News Agency of Nigeria (NAN)

Abraaj CEO Arif Naqvi docked for $218m dud cheque

Arif Naqvi gave dud checks to an investor in UAE

A United Arab Emirates court postponed judgment until Tuesday in a case against Arif Naqvi, the founder of private equity firm Abraaj, and another executive for issuing a dud check, two lawyers close to the case said.

The criminal case in the emirate of Sharjah relates to a check for 798.9 million dirhams ($218 million), signed by Naqvi and fellow executive Rafique Lakhani, and written to Hamid Jafar, another founding shareholder in Abraaj.

Dubai-based Abraaj, which has investment in Indorama Fertilizers in Nigeria, has filed for provisional liquidation in the Cayman Islands after months of turmoil related to a row with investors over the use of their money in a $1 billion healthcare fund. Liquidators are also seeking to sell its investment management business.

Zafer Oghli and Khalid al-Bannay, lawyers for Jafar, told reporters the session was postponed until Tuesday.

Naqvi’s lawyer Habib al-Mulla said the hearing had been adjourned and the parties were still in discussion to reach a settlement.

Neither Lakhani nor his lawyer could be reached for comment.

The punishment for issuing a bounced check under UAE law can be jail or a fine.

Naqvi is the single biggest shareholder of Abraaj Holdings, which owns the firm’s investment management business.

Founded in 2002 by Naqvi, a Pakistani financier, the Abraaj Group had nearly $14 billion of assets under management before being granted a court-supervised restructuring in July in the Cayman Islands, where it is registered, following allegations of the misuse of funds.

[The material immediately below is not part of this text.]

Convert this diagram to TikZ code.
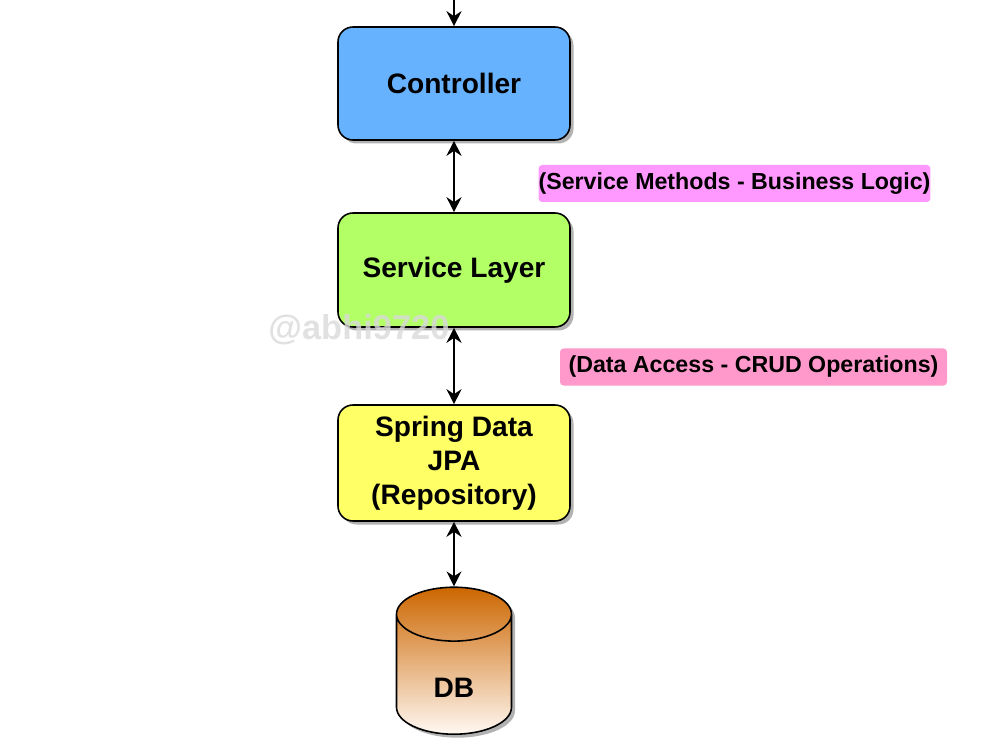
\documentclass[tikz,border=0pt]{standalone}
\usepackage{fontspec}
\setmainfont{Liberation Sans}
\usetikzlibrary{arrows.meta,shapes.geometric,shadows}

\definecolor{ctrlblue}{HTML}{66B2FF}
\definecolor{servicegreen}{HTML}{B3FF66}
\definecolor{repoyellow}{HTML}{FFFF66}
\definecolor{notepink}{HTML}{FF99FF}
\definecolor{notepinktwo}{HTML}{FF99CC}
\definecolor{dborange}{HTML}{CC6600}
\definecolor{dblight}{HTML}{FFF8F2}

\begin{document}
\begin{tikzpicture}[
		layer/.style={draw=black, line width=0.9pt, rounded corners=0.3cm,
			minimum width=4.64cm, minimum height=2.26cm, align=center,
			font=\fontsize{16}{19.3}\selectfont\bfseries,
			drop shadow={shadow xshift=0.07cm, shadow yshift=-0.07cm, opacity=0.3, fill=black}},
		note/.style={rounded corners=2pt, minimum width=7.74cm, minimum height=0.74cm,
			inner xsep=0pt, font=\fontsize{13.2}{15}\selectfont\bfseries},
		link/.style={line width=0.9pt, {Stealth[length=0.3cm,width=0.3cm]}-{Stealth[length=0.3cm,width=0.3cm]}}
	]
		\useasboundingbox (0,0) rectangle (20,15);
		
		% Layers
		\node[layer, fill=ctrlblue] (ctrl) at (9.08, 13.33) {Controller};
		\node[layer, fill=servicegreen, minimum height=2.28cm] (svc) at (9.08, 9.6) {Service Layer};
		\node[layer, fill=repoyellow, minimum height=2.32cm] (repo) at (9.08, 5.74) {Spring Data\\JPA\\(Repository)};
		
		% Database
		\node[cylinder, shape border rotate=90, aspect=4.6, draw=black, line width=0.9pt,
			minimum width=2.3cm, minimum height=2.94cm, top color=dborange, bottom color=dblight,
			anchor=south, drop shadow={shadow xshift=0.07cm, shadow yshift=-0.07cm, opacity=0.3, fill=black}] (db) at (9.08, 0.3) {};
		\node[font=\fontsize{16}{19.3}\selectfont\bfseries] (dbtext) at (9.08, 1.24) {DB};
		
		% Notes
		\node[note, fill=notepink] (logic) at (14.69, 11.33) {(Service Methods - Business Logic)};
		\node[note, fill=notepinktwo] (crud) at (15.07, 7.66) {(Data Access - CRUD Operations)};
		
		% Connectors
		\coordinate (entry) at (9.08, 15);
		\draw[line width=0.9pt, -{Stealth[length=0.3cm,width=0.3cm]}] (entry) -- (ctrl);
		\draw[link] (ctrl) -- (svc);
		\draw[link] (svc) -- (repo);
		\draw[link] (repo) -- (db);
		
		% Watermark
		\node[text=gray!30, text opacity=0.8, font=\fontsize{19.6}{22}\selectfont\bfseries] (mark) at (7.18, 8.4) {@abhi9720};
	\end{tikzpicture}
\end{document}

The Cayman Islands court appointed liquidators to oversee an “orderly restructuring” of the group amid suspicions that the investment giant could collapse.

Four key investors in a $1 billion healthcare fund managed by Abraaj, including Bill and Melinda Gates and a World Bank affiliate, have demanded an inquiry into allegations that money from the fund was used for other operations.

That in turn triggered investor demands for their funds back.

Abraaj had the funds to repay secured investors but could not repay unsecured investors.
The company had categorically denied any wrongdoing.